The fight against COVID-19 got a big boost this week, with the Pfizer Inc.-BioNTech SE vaccine showing much better-than-expected effectiveness in preventing disease in its first readout and Eli Lilly &Co.’s therapeutic antibody getting an Emergency Use Authorization from the U.S. Food and Drug Administration. Other vaccines and treatments are likely to follow with similarly positive data. So far so good.
But exactly how jubilant should we be? Answering this question depends in large measure on how quickly the virus mutates and finds a way to bypass vaccines and other approved therapies. How quickly it mutates, in turn, depends on our ability to slow the spread through responsible mitigation measures.
Some background. Viruses mutate all the time. During the course of a single infection, a person can have coronaviruses with slight differences. If a vaccine or an antibody isn’t 100% effective in eradicating an infection, then even if it prevents disease it could still allow resistant clones to form. These clones could then spread to other people and undermine the efficacy of the vaccine or treatment.
This isn’t theoretical. Denmark, one of the world’s biggest producers of mink skins, is in the process of culling its entire 17 million mink population after the virus found its way into herds at hundreds of the country’s farms. By virtue of their sheer numbers, the mink provided the virus with an opportunity to spread rapidly and mutate. Then, in exactly the same way that the virus first entered into the human population in China, it jumped back into humans. One variant of the Danish virus has the potential to be resistant to the very vaccines and therapies that we have just been celebrating.
But we don’t need mink farms to generate mutations. A recent study from Emma Thomson, professor at the MRC-University of Glasgow Centre for Virus Research, and associates found a mutation that can bypass infection-fighting antibodies produced by some people. What this means is that there is one more reason to be concerned about the rapid spread of the coronavirus among humans: The more people get infected, the more likely it is for new versions of the virus to evolve. If the number of infections remains at current levels — or if it continues to rise — there is a risk that new mutations start to spread. Some of these new versions may even be able to reinfect people who had been infected before, a phenomenon that until now has been quite rare.
Almost all vaccines in development target the current version of the virus, meaning that they should be effective in preventing the disease in a vast majority of people. However, if we allow the virus to spread, we risk further mutations, and, consequently, less effective vaccines.
Should we put the Champagne back on ice? Definitely not. We can take comfort in that we have seen how effective a vaccine can be, at least based on early prevention of disease, and how quickly we can make one. And the beauty of the Pfizer-BioNTech vaccine and another in development by Moderna Inc. is that they can be adapted to deal with new variants that develop. The same applies to Johnson &Johnson and AstraZeneca Plc’s vaccines, with some caveats.
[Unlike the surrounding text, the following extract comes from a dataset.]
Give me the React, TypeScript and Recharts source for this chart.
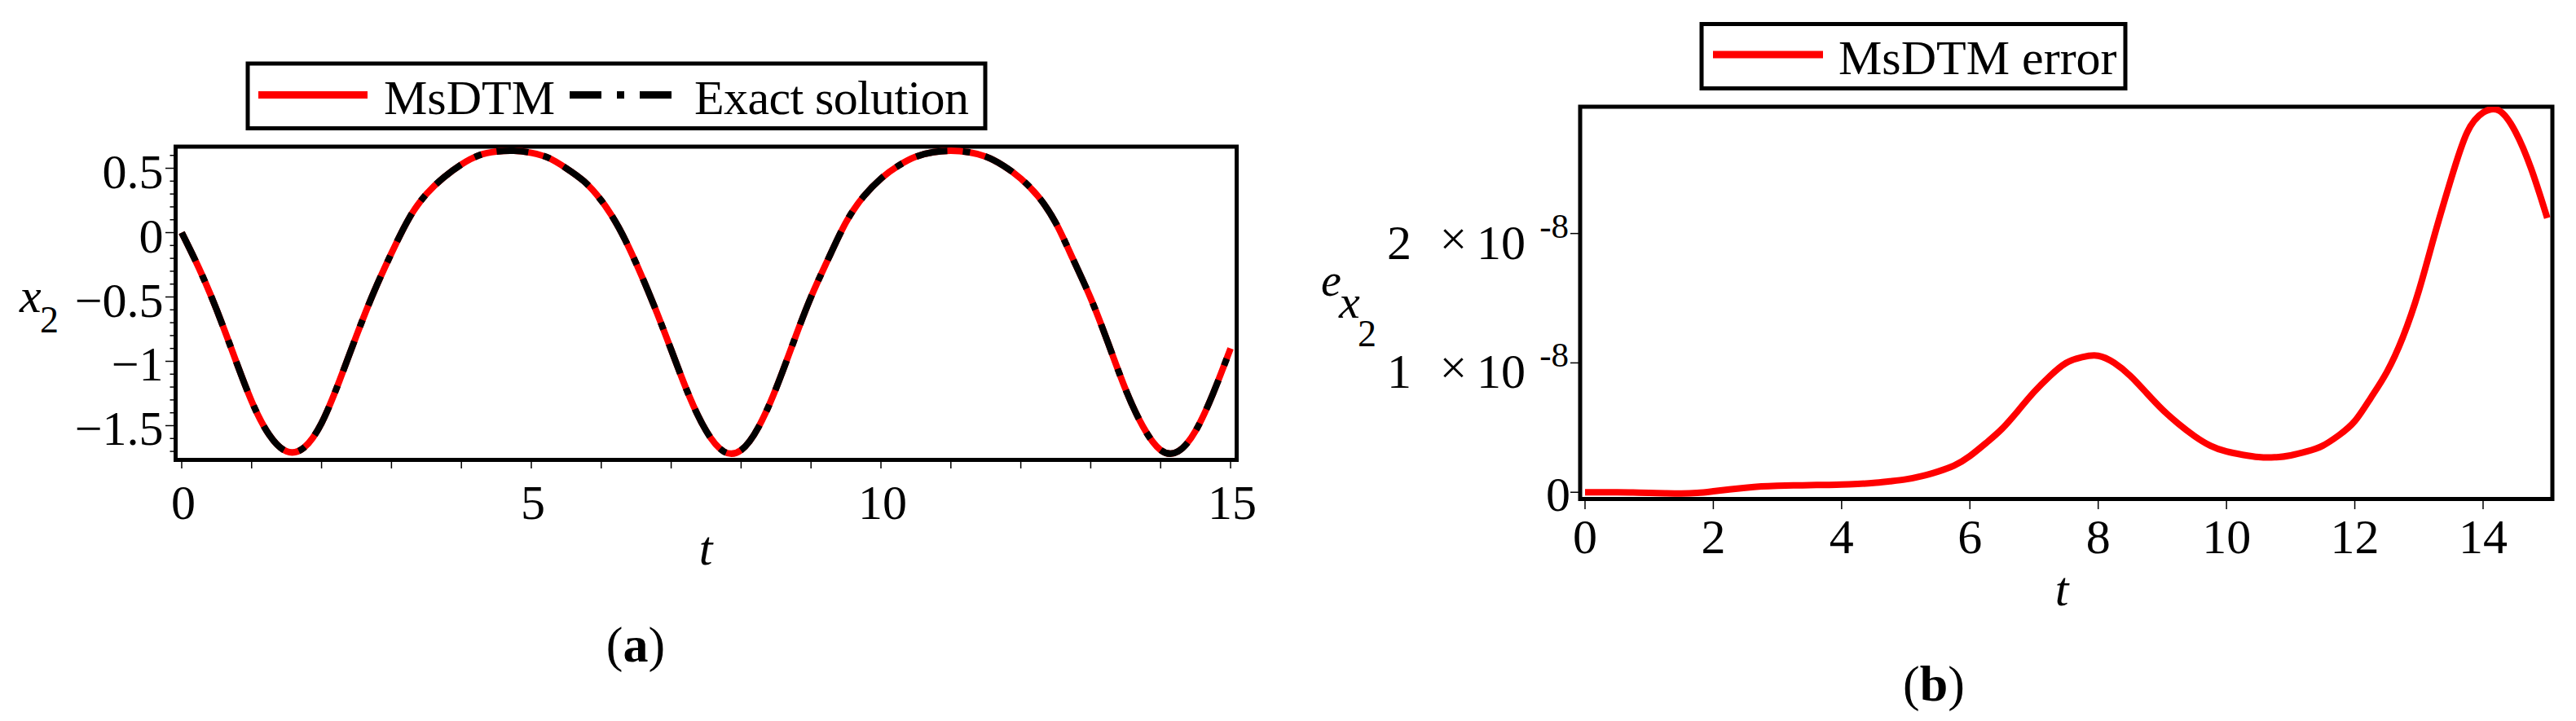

The Danish experience suggests it’s critically important to stop the evolution of the virus before we even start vaccinating people. That means bringing to bear all mitigation tools, from testing and tracing to social distancing and masks. And we may need to keep up these practices after a vaccine has been deployed until we can be sure inoculations eliminate virus transmission. On top of all this, countries should keep a better eye on their animal populations so as to avoid another Danish mink situation. The more responsible we are with our behavior, the better the chance for a successful vaccine.
Sam Fazeli is senior pharmaceuticals analyst for Bloomberg Intelligence and director of research for EMEA.